COUNCILS in the Merseyside area were handed £6m of government cash yesterday as a "reward" for building nearly 5,000 new homes.
But ministers immediately faced accusations that the handout disguised an overall cut in funding – and a transfer of resources from North to South.
The money was allocated from the flagship “New Homes Bonus”, designed to trigger the building of badly-needed new homes by handing a financial incentive to cash-strapped councils.
The largest sum went to Cheshire West and Chester council (£1,224,966), for building – or bringing back into use – 899 properties, followed by Sefton (£1,187,553) and Liverpool (£1,181,848).
But other authorities received much smaller amounts, including St Helens (£354,664 ), Knowsley (£317,882) and – strikingly – West Lancashire (just £44,967).

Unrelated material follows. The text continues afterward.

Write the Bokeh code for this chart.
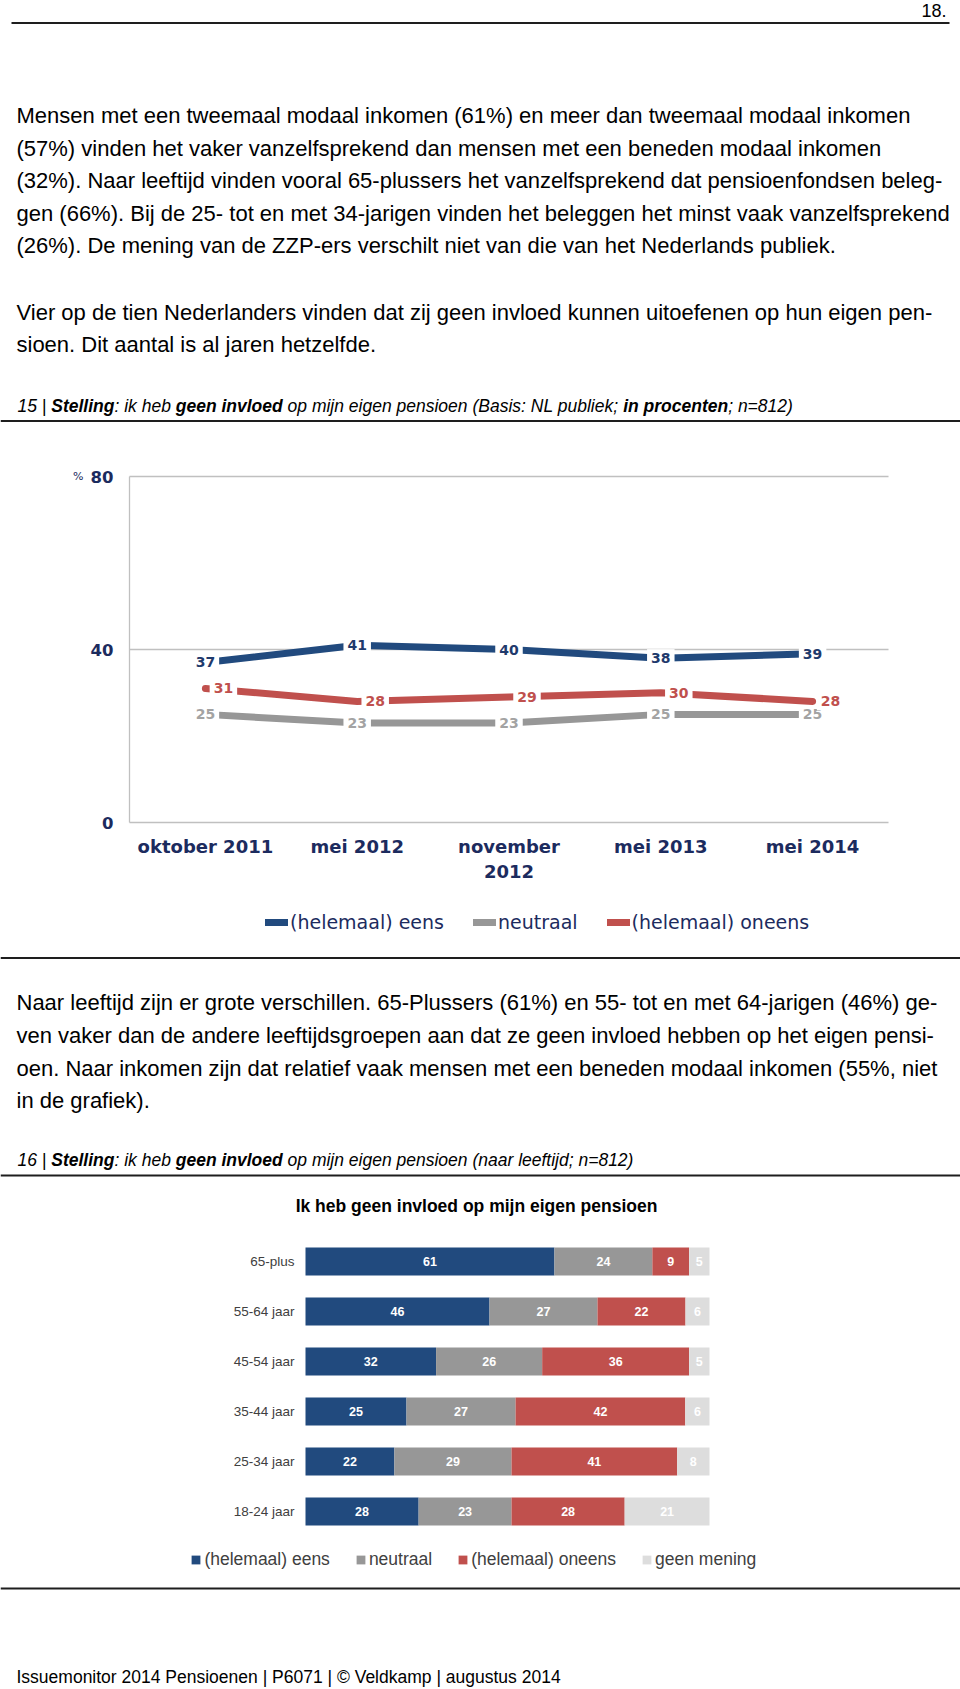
from bokeh.plotting import figure
from bokeh.models import Range1d, ColumnDataSource, Legend, LegendItem
from bokeh.embed import file_html
from bokeh.resources import INLINE
from bokeh.core.properties import value

# ---------------- data ----------------
periods = ["oktober 2011", "mei 2012", "november\n2012", "mei 2013", "mei 2014"]
eens = [37, 41, 40, 38, 39]
neutraal = [25, 23, 23, 25, 25]
oneens = [31, 28, 29, 30, 28]
line_series = ["(helemaal) eens", "neutraal", "(helemaal) oneens"]
y_ticks = [0, 40, 80]

age_groups = ["65-plus", "55-64 jaar", "45-54 jaar", "35-44 jaar", "25-34 jaar", "18-24 jaar"]
bar_eens = [61, 46, 32, 25, 22, 28]
bar_neutraal = [24, 27, 26, 27, 29, 23]
bar_oneens = [9, 22, 36, 42, 41, 28]
bar_geen = [5, 6, 5, 6, 8, 21]
bar_series = ["(helemaal) eens", "neutraal", "(helemaal) oneens", "geen mening"]

page_no = "18."
para1 = [
    "Mensen met een tweemaal modaal inkomen (61%) en meer dan tweemaal modaal inkomen",
    "(57%) vinden het vaker vanzelfsprekend dan mensen met een beneden modaal inkomen",
    "(32%). Naar leeftijd vinden vooral 65-plussers het vanzelfsprekend dat pensioenfondsen beleg-",
    "gen (66%). Bij de 25- tot en met 34-jarigen vinden het beleggen het minst vaak vanzelfsprekend",
    "(26%). De mening van de ZZP-ers verschilt niet van die van het Nederlands publiek.",
]
para2 = [
    "Vier op de tien Nederlanders vinden dat zij geen invloed kunnen uitoefenen op hun eigen pen-",
    "sioen. Dit aantal is al jaren hetzelfde.",
]
para3 = [
    "Naar leeftijd zijn er grote verschillen. 65-Plussers (61%) en 55- tot en met 64-jarigen (46%) ge-",
    "ven vaker dan de andere leeftijdsgroepen aan dat ze geen invloed hebben op het eigen pensi-",
    "oen. Naar inkomen zijn dat relatief vaak mensen met een beneden modaal inkomen (55%, niet",
    "in de grafiek).",
]
cap15 = [("15 | ", False), ("Stelling", True), (": ik heb ", False), ("geen invloed", True),
         (" op mijn eigen pensioen (Basis: NL publiek; ", False), ("in procenten", True), ("; n=812)", False)]
cap16 = [("16 | ", False), ("Stelling", True), (": ik heb ", False), ("geen invloed", True),
         (" op mijn eigen pensioen (naar leeftijd; n=812)", False)]
bar_title = "Ik heb geen invloed op mijn eigen pensioen"
footer = "Issuemonitor 2014 Pensioenen | P6071 | \u00a9 Veldkamp | augustus 2014"

# ---------------- style ----------------
SANS = "Liberation Sans"
VERD = "DejaVu Sans"
W, H = 960, 1688
TOP, BOTTOM, LEFT, RIGHT = 0, H, 0, W   # page pixel coordinates of the canvas
NAVY = "#1c2b5e"
BLUE = "#214a7e"
RED = "#c0504d"
GREY = "#979797"
LGREY = "#dddddd"
GRID = "#c0c0c0"
RULE = "#1e1e1e"

# chart frames in page pixels
C1_L, C1_R, C1_T, C1_B = 129, 888, 476, 822
C2_L, C2_R, C2_FIRST, C2_LAST = 305, 709, 1261, 1511

# Arial-compatible advance widths (1/1000 em) for rich caption layout
AR = {c: 556 for c in "abdeghnopqu0123456789"}
AR.update({c: 500 for c in "ckvxyz"})
AR.update({"s": 500, "f": 278, "i": 222, "j": 222, "l": 222, "m": 833, "r": 333, "t": 278,
           "w": 722, " ": 278, "|": 260, ":": 278, ";": 278, "(": 333, ")": 333, "=": 584,
           "B": 667, "N": 722, "L": 556, "S": 667})
AB = {c: 611 for c in "bdghnopqu"}
AB.update({c: 556 for c in "acekvxy0123456789s"})
AB.update({"f": 333, "i": 278, "j": 278, "l": 278, "m": 889, "r": 389, "t": 333,
           "w": 778, "z": 500, " ": 278, "S": 667})


def lin_range(v0, px0, v1, px1, pstart, pend):
    """Range whose start/end fall on the canvas edges so that v0->px0 and v1->px1."""
    k = (v1 - v0) / (px1 - px0)
    return Range1d(v0 + (pstart - px0) * k, v0 + (pend - px0) * k)


p = figure(width=W, height=H, x_range=Range1d(LEFT, RIGHT), y_range=Range1d(BOTTOM, TOP),
           x_axis_location=None, y_axis_location=None, output_backend="svg",
           toolbar_location=None, tools="", min_border=0, min_border_left=0,
           min_border_right=0, min_border_top=0, min_border_bottom=0)
p.xgrid.visible = False
p.ygrid.visible = False
p.outline_line_color = None
p.background_fill_color = "white"
p.border_fill_color = "white"

xs = list(range(len(periods)))
x_lo, x_hi = -0.5, len(periods) - 0.5
yi = list(range(len(age_groups)))
p.extra_x_ranges = {
    "c1x": lin_range(x_lo, C1_L, x_hi, C1_R, LEFT, RIGHT),
    "c2x": lin_range(0, C2_L, 100, C2_R, LEFT, RIGHT),
}
p.extra_y_ranges = {
    "c1y": lin_range(y_ticks[0], C1_B, y_ticks[-1], C1_T, BOTTOM, TOP),
    "c2y": lin_range(yi[0], C2_FIRST, yi[-1], C2_LAST, BOTTOM, TOP),
}
C1 = dict(x_range_name="c1x", y_range_name="c1y")
C2 = dict(x_range_name="c2x", y_range_name="c2y")


def put(x, y, s, size, font=SANS, style="normal", color="#000000", align="left"):
    p.text(x=[x], y=[y], text=[s], text_font=value(font), text_font_size=f"{size}px",
           text_font_style=style, text_color=color, text_align=align, text_baseline="middle")


def rule(y, x0=LEFT, x1=RIGHT, width=2):
    p.line(x=[x0, x1], y=[y, y], line_color=RULE, line_width=width)


def rich(x, y, segs, size):
    for s, bold in segs:
        tab = AB if bold else AR
        lead = len(s) - len(s.lstrip(" "))
        core = s.strip(" ")
        if core:
            put(x + lead * tab[" "] / 1000 * size, y, core, size,
                style=("bold italic" if bold else "italic"))
        x += sum(tab.get(c, 556) for c in s) / 1000 * size


# ---------------- page text ----------------
put(946, 10, page_no, 18, align="right")
rule(22.5, 11, 949)
for i, s in enumerate(para1):
    put(16, 115 + 32.5 * i, s, 22)
for i, s in enumerate(para2):
    put(16, 311.5 + 32.5 * i, s, 22)
rich(17, 405, cap15, 17.5)
rule(420.5)

rule(957.5)
for i, s in enumerate(para3):
    put(16, 1002 + 32.8 * i, s, 22)
rich(17, 1159, cap16, 17.5)
rule(1175)
put(476, 1205, bar_title, 17.5, style="bold", align="center")

rule(1588)
put(16, 1676, footer, 17.5)

# ---------------- chart 1: line chart ----------------
# grid lines + axes
p.segment(x0=[x_lo] * len(y_ticks), x1=[x_hi] * len(y_ticks), y0=y_ticks, y1=y_ticks,
          line_color=GRID, line_width=1.3, **C1)
p.segment(x0=[x_lo], x1=[x_lo], y0=[y_ticks[0]], y1=[y_ticks[-1]], line_color=GRID, line_width=1.3, **C1)
p.text(x=[x_lo] * len(y_ticks), y=y_ticks, text=[str(t) for t in y_ticks], x_offset=-16,
       text_align="right", text_baseline="middle", text_font=value(VERD), text_font_style="bold",
       text_font_size="16.5px", text_color=NAVY, **C1)
p.text(x=[x_lo], y=[y_ticks[-1]], text=["%"], x_offset=-46, text_align="right", text_baseline="middle",
       text_font=value(VERD), text_font_size="11px", text_color=NAVY, **C1)
p.text(x=xs, y=[y_ticks[0]] * len(xs), text=periods, y_offset=13, text_align="center",
       text_baseline="top", text_font=value(VERD), text_font_style="bold", text_font_size="18px",
       text_color=NAVY, text_line_height=1.2, **C1)

src1 = ColumnDataSource(dict(
    x=xs, v_e=eens, v_n=neutraal, v_o=oneens,
    t_e=[str(v) for v in eens], t_n=[str(v) for v in neutraal], t_o=[str(v) for v in oneens]))

lk = dict(line_width=7, line_cap="round", line_join="round")
r_n = p.line("x", "v_n", source=src1, line_color=GREY, **lk, **C1)
r_o = p.line("x", "v_o", source=src1, line_color=RED, **lk, **C1)
r_e = p.line("x", "v_e", source=src1, line_color=BLUE, **lk, **C1)

tk = dict(text_align="center", text_baseline="middle", text_font=value(VERD), text_font_style="bold",
          text_font_size="14px", background_fill_color="white", padding=4)
p.text("x", "v_n", text="t_n", source=src1, text_color="#a3a3a3", **tk, **C1)
p.text("x", "v_o", text="t_o", source=src1, text_color=RED, x_offset=18, **tk, **C1)
p.text("x", "v_e", text="t_e", source=src1, text_color="#1f3a6c", **tk, **C1)

leg1 = Legend(items=[LegendItem(label=value(line_series[0]), renderers=[r_e]),
                     LegendItem(label=value(line_series[1]), renderers=[r_n]),
                     LegendItem(label=value(line_series[2]), renderers=[r_o])],
              orientation="horizontal", location=(265 - LEFT, BOTTOM - 932.5),
              glyph_width=23, glyph_height=20, label_standoff=2, spacing=29, padding=0, margin=0,
              border_line_color=None, background_fill_alpha=0, label_text_font=VERD,
              label_text_font_size="19px", label_text_color=NAVY)
p.add_layout(leg1)

# ---------------- chart 2: 100% stacked bars ----------------
bar_cols = [bar_eens, bar_neutraal, bar_oneens, bar_geen]
totals = [sum(v) for v in zip(*bar_cols)]
norm = [[v * 100.0 / t for v, t in zip(col, totals)] for col in bar_cols]
keys = ["s0", "s1", "s2", "s3"]
bar_colors = [BLUE, GREY, RED, LGREY]

bsrc = ColumnDataSource(dict(yi=yi, **{k: n for k, n in zip(keys, norm)}))
bars = p.hbar_stack(keys, y="yi", height=0.56, fill_color=bar_colors, line_color=None,
                    source=bsrc, **C2)

p.text(x=[0] * len(yi), y=yi, text=age_groups, x_offset=-11, text_align="right", text_baseline="middle",
       text_font=value(SANS), text_font_size="13.5px", text_color="#404040", **C2)

lab_x, lab_y, lab_t = [], [], []
for gi in yi:
    left = 0.0
    for si in range(len(keys)):
        w = norm[si][gi]
        lab_x.append(left + w / 2)
        lab_y.append(gi)
        lab_t.append(str(bar_cols[si][gi]))
        left += w
p.text(x=lab_x, y=lab_y, text=lab_t, text_align="center", text_baseline="middle",
       text_font=value(SANS), text_font_style="bold", text_font_size="12.5px", text_color="white", **C2)

leg2 = Legend(items=[LegendItem(label=value(n), renderers=[r]) for n, r in zip(bar_series, bars)],
              orientation="horizontal", location=(190.4 - LEFT, BOTTOM - 1570),
              glyph_width=11, glyph_height=11, label_standoff=3, spacing=25, padding=0, margin=0,
              border_line_color=None, background_fill_alpha=0, label_text_font=SANS,
              label_text_font_size="17.5px", label_text_color="#404040")
p.add_layout(leg2)

open("out.html", "w").write(file_html(p, INLINE))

They are able to spend the cash on improving local services, such as building playgrounds or bus subsidies, or even on reducing council tax.
Grant Shapps, the housing minister, said the bonuses were breaking down local resistance to development, because local people could see "evidence of how it improved their lives".
The allocations, for 2012-13, will be repeated for the next five years. In addition, each council will receive, next April, the second instalment of their rewards for homes built in 2009 -10. But Labour was quick to point out that the New Homes Bonus was funded from the scrapping of near-£1bn annual grants for new housing. Furthermore, the scheme offers higher bonuses to councils building large, expensive homes – built, predominantly, in the South.
They receive a sum matching the amount of council tax received from that property – which means a higher sum for larger, more costly homes – although there is a £350 top-up for each affordable home.
Wealthy Westminster council, in central London, received £3.5m yesterday, more than half the sum allocated to the whole of Merseyside and North Cheshire.
Jack Dromey, Labour's housing spokesman, said: "The New Homes Bonus remains an expensive and unfair policy that will have a limited impact on housebuilding, delivering only 14,000 homes each year according to the government's own estimates. It is also unfair, redistributing money from more deprived to less deprived parts of the country."